My desired gene size is nearly1000 bp. when I use pfu DNA polymerase and taq mastermix the PCR product size is 1000bp but when I use taq DNA polymerase (both Roche and Qiagen) it is 1500 bp.is there any reason for this result?
In brief, no there isn't any reasonable reason. A number of the things you describe should not be happening. Random false amplification should be shorter, not longer, because long sequences amplify less efficiently than short sequences. And the difference between Taq pol vs. Taq mastermix is just bizarre. I guess it could come down to a minor difference in reaction buffer composition, but this is definitely not normal.
I'm almost tempted to guess that a change in template is more likely. Were these done on different days with different starting materials? Also, perhaps some change, like a recombination or secondary structure happened to DNA that was stored for some time.
If you can actually reproduce this from fresh materials, rest assured that this is a very weird result, and there's nothing wrong with your understanding. In that case you'll just have to pick the conditions that work, and quit working with that particular Taq pol preparation.
In general shorter sequences amplify more readily than long ones, but if the longer amplicon has a nucleotide composition and/or sequence (fewer blocks or runs of a particular base and/or less potential for alternate 2ndary/tertiary structure) even just slightly more easily traversed/replicated by a given polymerase /rxn mix combination, it can easily become the dominant product over the shorter intended target.
This is why there is a market for such a wide array of PCR polymerases and rxn mixes --primers are only the beginning of a high-yield/high-specificity PCR .
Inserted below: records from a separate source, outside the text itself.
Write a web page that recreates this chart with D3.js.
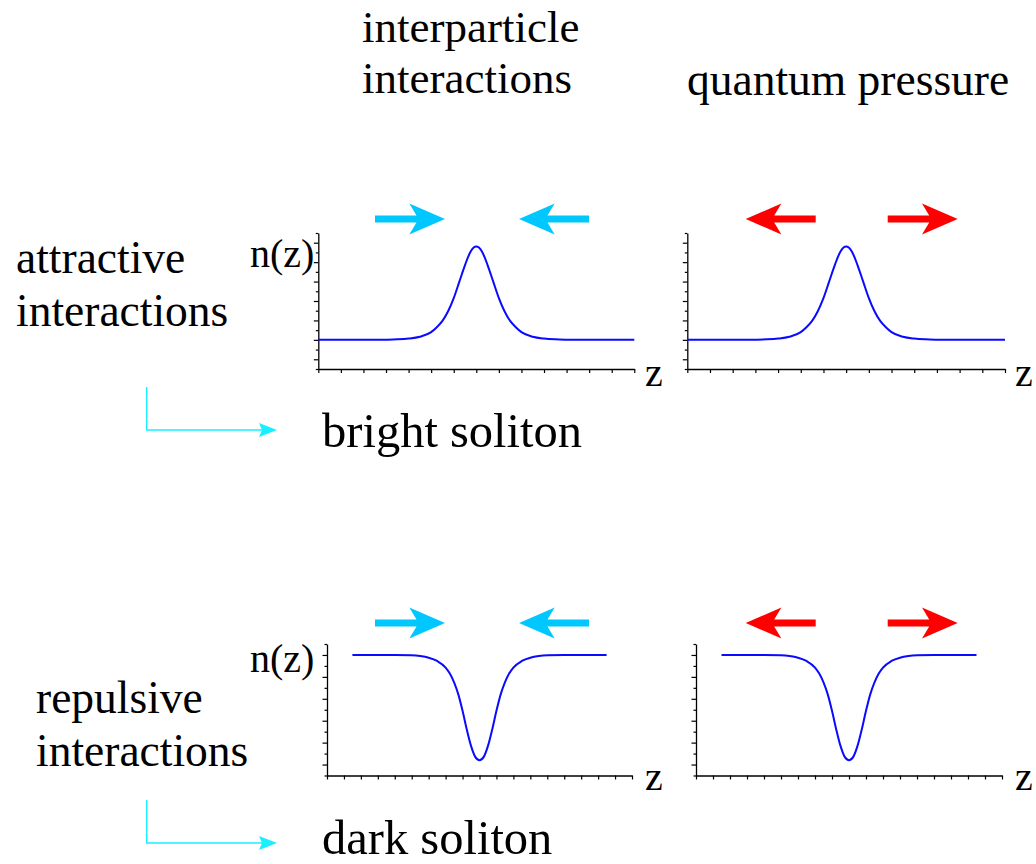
<!DOCTYPE html>
<html>
<head>
<meta charset="utf-8">
<script src="https://cdn.jsdelivr.net/npm/d3@7"></script>
<style>
  body { margin: 0; background: #fff; }
  svg { display: block; }
  text { font-family: "Liberation Serif", "Times New Roman", serif; fill: #000; }
</style>
</head>
<body>
<div id="chart"></div>
<script>
// density profiles
const brightZ = [-7, -5, -4, -3.5, -3, -2.5, -2, -1.75, -1.5, -1.25, -1, -0.75, -0.5, -0.25, 0,
  0.25, 0.5, 0.75, 1, 1.25, 1.5, 1.75, 2, 2.5, 3, 3.5, 4, 5, 7];
const brightN = [3, 3, 3.02, 3.05, 3.13, 3.32, 3.8, 4.3, 4.95, 5.95, 7.3, 9.0, 10.7, 12.1, 12.6,
  12.1, 10.7, 9.0, 7.3, 5.95, 4.95, 4.3, 3.8, 3.32, 3.13, 3.05, 3.02, 3, 3];

const darkZ = [-7.5, -5, -4, -3.5, -3, -2.5, -2, -1.75, -1.5, -1.25, -1, -0.75, -0.5, -0.25, 0,
  0.25, 0.5, 0.75, 1, 1.25, 1.5, 1.75, 2, 2.5, 3, 3.5, 4, 5, 7.5];
const darkN = [11, 11, 10.97, 10.9, 10.75, 10.45, 9.85, 9.3, 8.5, 7.4, 5.9, 4.2, 2.7, 1.7, 1.4,
  1.7, 2.7, 4.2, 5.9, 7.4, 8.5, 9.3, 9.85, 10.45, 10.75, 10.9, 10.97, 11, 11];

const columnTitles = [["interparticle", "interactions"], ["quantum pressure"]];
const rowLabels = [["attractive", "interactions"], ["repulsive", "interactions"]];
const resultLabels = ["bright soliton", "dark soliton"];
const yAxisLabel = "n(z)";
const xAxisLabel = "z";

const width = 1036;
const height = 864;

const svg = d3.select("#chart").append("svg")
  .attr("width", width)
  .attr("height", height)
  .attr("viewBox", `0 0 ${width} ${height}`);

const rows = [
  { z: brightZ, n: brightN, xDomain: [-7, 7], yMax: 14, top: 233, bottom: 369,
    arrowY: 219, labelY: 273, labelX: 16, resultY: 447, elbowTop: 387, nLabelY: 267, zLabelY: 386 },
  { z: darkZ, n: darkN, xDomain: [-9, 9], yMax: 12, top: 644, bottom: 775.5,
    arrowY: 623, labelY: 713, labelX: 36, resultY: 854, elbowTop: 800, nLabelY: 672, zLabelY: 790 }
];
const columns = [
  { left: [318.3, 327], right: [634.3, 632], arrowMid: 482, inward: true, color: "#00c8ff", zLabelX: 645 },
  { left: [687.3, 696], right: [1005, 1002], arrowMid: 851.7, inward: false, color: "#ff0000", zLabelX: 1015 }
];

// column titles
svg.append("text").attr("x", 362).attr("y", 42).style("font-size", "45px").text(columnTitles[0][0]);
svg.append("text").attr("x", 362).attr("y", 93).style("font-size", "45px").text(columnTitles[0][1]);
svg.append("text").attr("x", 687).attr("y", 95).style("font-size", "45.5px").text(columnTitles[1][0]);

// block arrow, tip at x=0, pointing right
const arrowShape = "M0,0 L-35.7,-15.5 L-28.5,-3.4 L-70,-3.4 L-70,3.4 L-28.5,3.4 L-35.7,15.5 Z";

rows.forEach((row, ri) => {
  columns.forEach((col, ci) => {
    const x0 = col.left[ri];
    const x1 = col.right[ri];
    const x = d3.scaleLinear().domain(row.xDomain).range([x0, x1]);
    const y = d3.scaleLinear().domain([0, row.yMax]).range([row.bottom, row.top]);

    const g = svg.append("g");

    // x axis
    const xa = g.append("g")
      .attr("transform", `translate(0,${row.bottom})`)
      .call(d3.axisBottom(x)
        .tickValues(d3.range(row.xDomain[0], row.xDomain[1] + 1))
        .tickSize(4)
        .tickSizeOuter(0)
        .tickFormat(""));
    xa.select(".domain").attr("stroke", "#000").attr("stroke-width", 1.3);
    xa.selectAll(".tick line").attr("stroke", "#000").attr("stroke-width", 1.2);

    // y axis
    const ya = g.append("g")
      .attr("transform", `translate(${x0},0)`)
      .call(d3.axisLeft(y)
        .tickValues(d3.range(0, row.yMax + 1))
        .tickSizeOuter(0)
        .tickFormat(""));
    ya.select(".domain").attr("stroke", "#000").attr("stroke-width", 1.3);
    ya.selectAll(".tick line")
      .attr("stroke", "#000")
      .attr("stroke-width", 1.2)
      .attr("x2", (d) => (d % 2 === 1 ? -4.5 : -2.5));

    // density curve
    const pts = row.z.map((z, i) => [z, row.n[i]]);
    g.append("path")
      .datum(pts)
      .attr("fill", "none")
      .attr("stroke", "#0a0aff")
      .attr("stroke-width", 2)
      .attr("d", d3.line()
        .x((d) => x(d[0]))
        .y((d) => y(d[1]))
        .curve(d3.curveMonotoneX));

    // axis labels
    if (ci === 0) {
      g.append("text").attr("x", 250).attr("y", row.nLabelY)
        .style("font-size", "40px").text(yAxisLabel);
    }
    g.append("text").attr("x", col.zLabelX).attr("y", row.zLabelY)
      .style("font-size", "40px").text(xAxisLabel);

    // force arrows
    const off = col.inward ? 37 : 106;
    const leftTip = col.arrowMid - off;
    const rightTip = col.arrowMid + off;
    if (col.inward) {
      g.append("path").attr("d", arrowShape).attr("fill", col.color)
        .attr("transform", `translate(${leftTip},${row.arrowY})`);
      g.append("path").attr("d", arrowShape).attr("fill", col.color)
        .attr("transform", `translate(${rightTip},${row.arrowY}) scale(-1,1)`);
    } else {
      g.append("path").attr("d", arrowShape).attr("fill", col.color)
        .attr("transform", `translate(${leftTip},${row.arrowY}) scale(-1,1)`);
      g.append("path").attr("d", arrowShape).attr("fill", col.color)
        .attr("transform", `translate(${rightTip},${row.arrowY})`);
    }
  });

  // row labels
  svg.append("text").attr("x", row.labelX).attr("y", row.labelY)
    .style("font-size", "45.5px").text(rowLabels[ri][0]);
  svg.append("text").attr("x", row.labelX).attr("y", row.labelY + 53)
    .style("font-size", "45.5px").text(rowLabels[ri][1]);

  // elbow arrow to result
  const ex = 146.7;
  const ey = row.elbowTop + 43;
  svg.append("path")
    .attr("d", `M${ex},${row.elbowTop} L${ex},${ey} L262,${ey}`)
    .attr("fill", "none")
    .attr("stroke", "#18f0ff")
    .attr("stroke-width", 1.4);
  svg.append("path")
    .attr("d", `M277,${ey} L259,${ey - 7} L262,${ey} L259,${ey + 7} Z`)
    .attr("fill", "#18f0ff");

  svg.append("text").attr("x", 322).attr("y", row.resultY)
    .style("font-size", "48.5px").text(resultLabels[ri]);
});
</script>
</body>
</html>
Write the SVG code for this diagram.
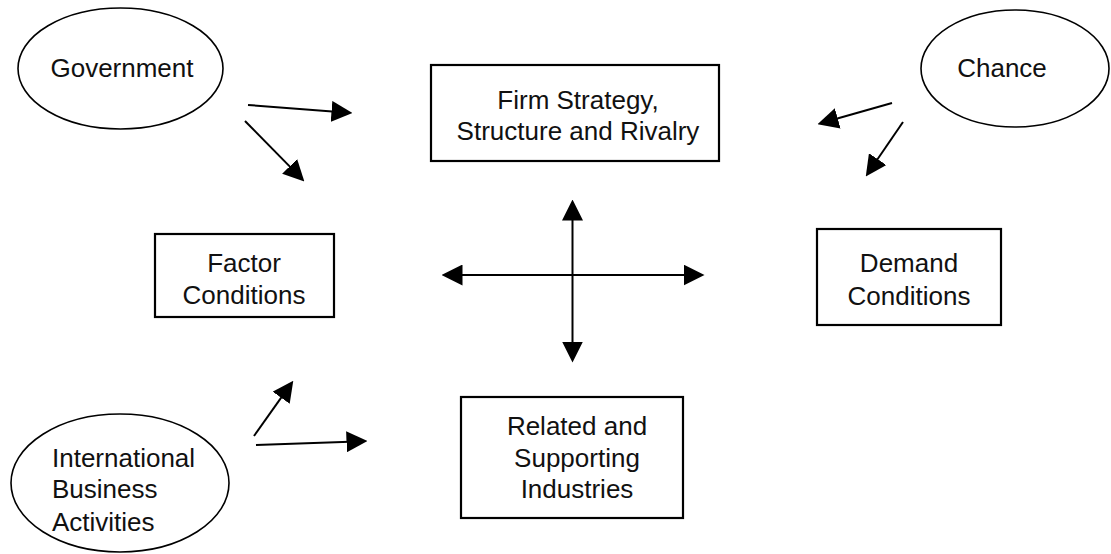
<svg xmlns="http://www.w3.org/2000/svg" width="1111" height="554" viewBox="0 0 1111 554">
  <defs>
    <style>
      .bg { fill: #ffffff; }
      .box { fill: #ffffff; stroke: #000000; stroke-width: 2.2; }
      .oval { fill: #ffffff; stroke: #000000; stroke-width: 1.6; }
      .label { font-family: "Liberation Sans", Arial, sans-serif; font-size: 26px; fill: #111111; }
      .mid { text-anchor: middle; }
      .link { fill: none; stroke: #000000; stroke-width: 2; }
    </style>
    <!-- solid triangular head, tip sits 10px past the line end -->
    <marker id="head" viewBox="0 0 20 20" refX="10" refY="10" markerWidth="21" markerHeight="21" markerUnits="userSpaceOnUse" orient="auto-start-reverse">
      <path d="M0,0 L20,10 L0,20 Z" fill="#000000"/>
    </marker>
  </defs>

  <rect class="bg" x="0" y="0" width="1111" height="554"/>

  <g id="government">
    <ellipse class="oval" cx="120.5" cy="68.5" rx="102.5" ry="60.5"/>
    <text class="label mid" x="122" y="77">Government</text>
  </g>

  <g id="chance">
    <ellipse class="oval" cx="1015" cy="68.5" rx="94" ry="58.5"/>
    <text class="label mid" x="1002" y="77">Chance</text>
  </g>

  <g id="firm-strategy">
    <rect class="box" x="431" y="65" width="288" height="96"/>
    <text class="label mid" x="578" y="109">Firm Strategy,</text>
    <text class="label mid" x="578" y="140">Structure and Rivalry</text>
  </g>

  <g id="factor-conditions">
    <rect class="box" x="155" y="234" width="179" height="83"/>
    <text class="label mid" x="244" y="272">Factor</text>
    <text class="label mid" x="244" y="304">Conditions</text>
  </g>

  <g id="demand-conditions">
    <rect class="box" x="817" y="229" width="184" height="96"/>
    <text class="label mid" x="909" y="272">Demand</text>
    <text class="label mid" x="909" y="305">Conditions</text>
  </g>

  <g id="related-supporting">
    <rect class="box" x="461" y="397" width="222" height="121"/>
    <text class="label mid" x="577" y="435">Related and</text>
    <text class="label mid" x="577" y="467">Supporting</text>
    <text class="label mid" x="577" y="498">Industries</text>
  </g>

  <g id="international-business">
    <ellipse class="oval" cx="120" cy="483" rx="109" ry="69"/>
    <text class="label" x="52" y="467">International</text>
    <text class="label" x="52" y="498">Business</text>
    <text class="label" x="52" y="531">Activities</text>
  </g>

  <g id="connectors">
    <!-- government influences -->
    <line class="link" x1="248" y1="105" x2="342" y2="112.2" marker-end="url(#head)"/>
    <line class="link" x1="245" y1="121" x2="297" y2="173.9" marker-end="url(#head)"/>
    <!-- chance influences -->
    <line class="link" x1="892" y1="103" x2="827.6" y2="121.3" marker-end="url(#head)"/>
    <line class="link" x1="903" y1="122" x2="871.7" y2="167.8" marker-end="url(#head)"/>
    <!-- international business influences -->
    <line class="link" x1="254" y1="436" x2="287.2" y2="389.2" marker-end="url(#head)"/>
    <line class="link" x1="256" y1="445" x2="357" y2="441.4" marker-end="url(#head)"/>
    <!-- central two-way cross -->
    <line class="link" x1="452" y1="275" x2="694" y2="275" marker-start="url(#head)" marker-end="url(#head)"/>
    <line class="link" x1="572.5" y1="210" x2="572.5" y2="352" marker-start="url(#head)" marker-end="url(#head)"/>
  </g>
</svg>
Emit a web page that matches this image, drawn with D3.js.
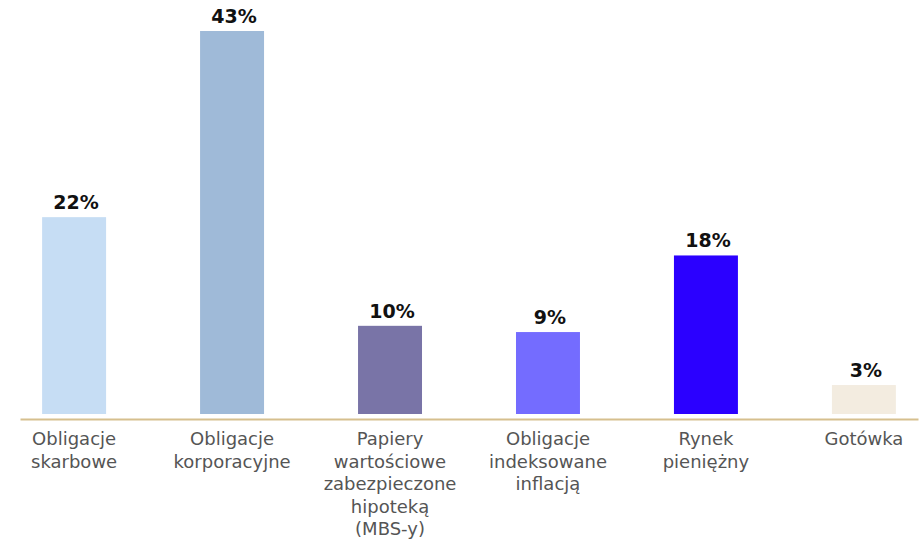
<!DOCTYPE html>
<html>
<head>
<meta charset="utf-8">
<script src="https://cdn.jsdelivr.net/npm/d3@7"></script>
<style>
    body { margin: 0; background: #fff; }
    .cat-label { font-family: 'DejaVu Sans', sans-serif; font-size: 18px; fill: #555; }
    .val-label { font-family: 'DejaVu Sans', sans-serif; font-size: 19px; font-weight: bold; fill: #111; }
</style>
</head>
<body>
<div id="chart"></div>
<script>
// Data
const categories = [
    'Obligacje skarbowe',
    'Obligacje korporacyjne',
    'Papiery wartościowe zabezpieczone hipoteką (MBS-y)',
    'Obligacje indeksowane inflacją',
    'Rynek pieniężny',
    'Gotówka'
];
const labelLines = [
    ['Obligacje', 'skarbowe'],
    ['Obligacje', 'korporacyjne'],
    ['Papiery', 'wartościowe', 'zabezpieczone', 'hipoteką', '(MBS-y)'],
    ['Obligacje', 'indeksowane', 'inflacją'],
    ['Rynek', 'pieniężny'],
    ['Gotówka']
];
const values = [22.1, 43, 9.9, 9.2, 17.8, 3.25];
const colors = ['#c6ddf4', '#9fbad8', '#7974a7', '#746cff', '#2b00ff', '#f3ece0'];

const WIDTH = 920;
const HEIGHT = 541;

const svg = d3.select('#chart').append('svg')
    .attr('width', WIDTH)
    .attr('height', HEIGHT);

// Scales
const x = d3.scaleBand()
    .domain(categories)
    .range([20, 918])
    .paddingInner(0.595)
    .paddingOuter(0.14);

const y = d3.scaleLinear()
    .domain([0, d3.max(values)])
    .range([414, 31]);

const data = categories.map((c, i) => ({ cat: c, value: values[i], color: colors[i], lines: labelLines[i] }));

// Bars
svg.selectAll('.bar')
    .data(data)
    .enter().append('rect')
    .attr('class', 'bar')
    .attr('x', d => x(d.cat))
    .attr('y', d => y(d.value))
    .attr('width', x.bandwidth())
    .attr('height', d => y(0) - y(d.value))
    .attr('fill', d => d.color);

// Value labels
svg.selectAll('.val-label')
    .data(data)
    .enter().append('text')
    .attr('class', 'val-label')
    .attr('x', d => x(d.cat) + x.bandwidth() / 2 + 2)
    .attr('y', d => y(d.value) - 8)
    .attr('text-anchor', 'middle')
    .text(d => Math.round(d.value) + '%');

// Baseline axis
const axis = svg.append('g')
    .attr('transform', `translate(0,${y(0) + 5})`)
    .call(d3.axisBottom(x).tickSize(0).tickSizeOuter(0).tickFormat(''));

axis.select('.domain')
    .attr('stroke', '#d6bf8e')
    .attr('stroke-width', 2);

// Multi-line category labels
const lineHeight = 22.5;
svg.selectAll('.cat-label')
    .data(data)
    .enter().append('text')
    .attr('class', 'cat-label')
    .attr('text-anchor', 'middle')
    .attr('transform', d => `translate(${x(d.cat) + x.bandwidth() / 2},${y(0) + 31})`)
    .selectAll('tspan')
    .data(d => d.lines)
    .enter().append('tspan')
    .attr('x', 0)
    .attr('y', (l, i) => i * lineHeight)
    .text(l => l);
</script>
</body>
</html>
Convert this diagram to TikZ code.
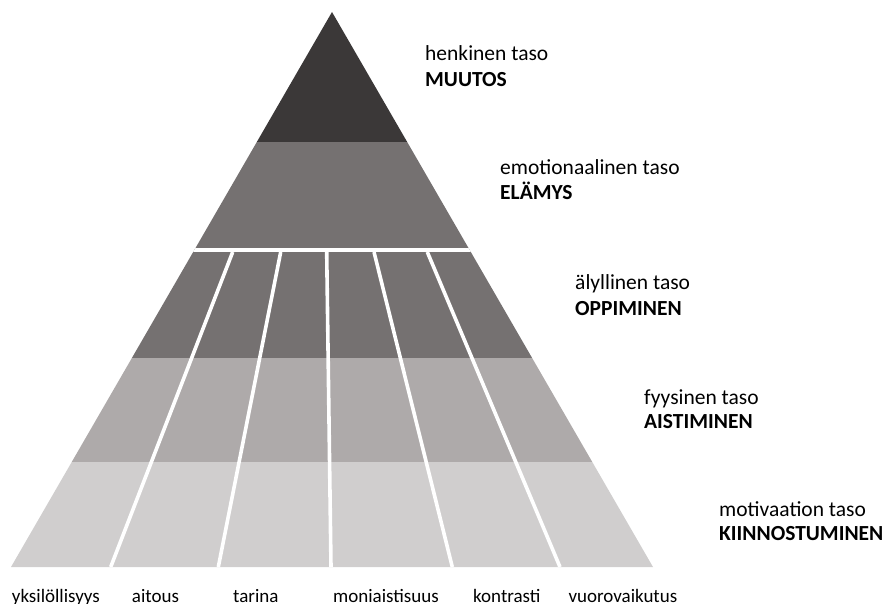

Try sequencing your different products and/or cross-doping 2nd-round PCRs (ie dope and / or template a pfu/taq-mastermix rxn with 1500bp product from your Roche/Qiagen Taq rxns and try Taq rxns using 1000bp products from pfu/taq-mastermix PCRs). The former procedure will rigorously identify the correct product, if any, and whether the larger amplicon is an intrinsic or contaminating natural genomic sequence vs one artifactually generated during early rounds of the PCR. The latter experiment will shed light on the role of relative template efficiency vs polymerase type in generating your initial anomalous results.
It would help if you told us what the reaction conditions of your PCR reaction were (i.e. Tm of primers, annealing temperature, and extension times). Taq is a fast enzyme, and is well capable of amplifying ~1500 bp in a little over 30 seconds. I'm wondering if there is a secondary binding site for your primers which produces a product during PCR that then gets degraded by the exonuclease activity of pfu. Do you see any low molecular weight smearing along with the 1000 bp product when you use the Taq/Pfu master mix?
And in this picture you can see result of pfu in left(1000bp) and taq in right(1500 bp) of picture.In PfU reaction always I get stong bond but in taq polymerase I get weaker bond.
Is it really important to get the reason? I guess what you are interested in is to have the sufficient amount of the expected DNA for downstream experiments. Obviously the 1kb product is the one you were looking for and as it has been synthezised with Pfu polymerase the risk of mutation is much lower compared to Taq amplified product. Just make sure at the end that the sequence fits exactly with the expected one.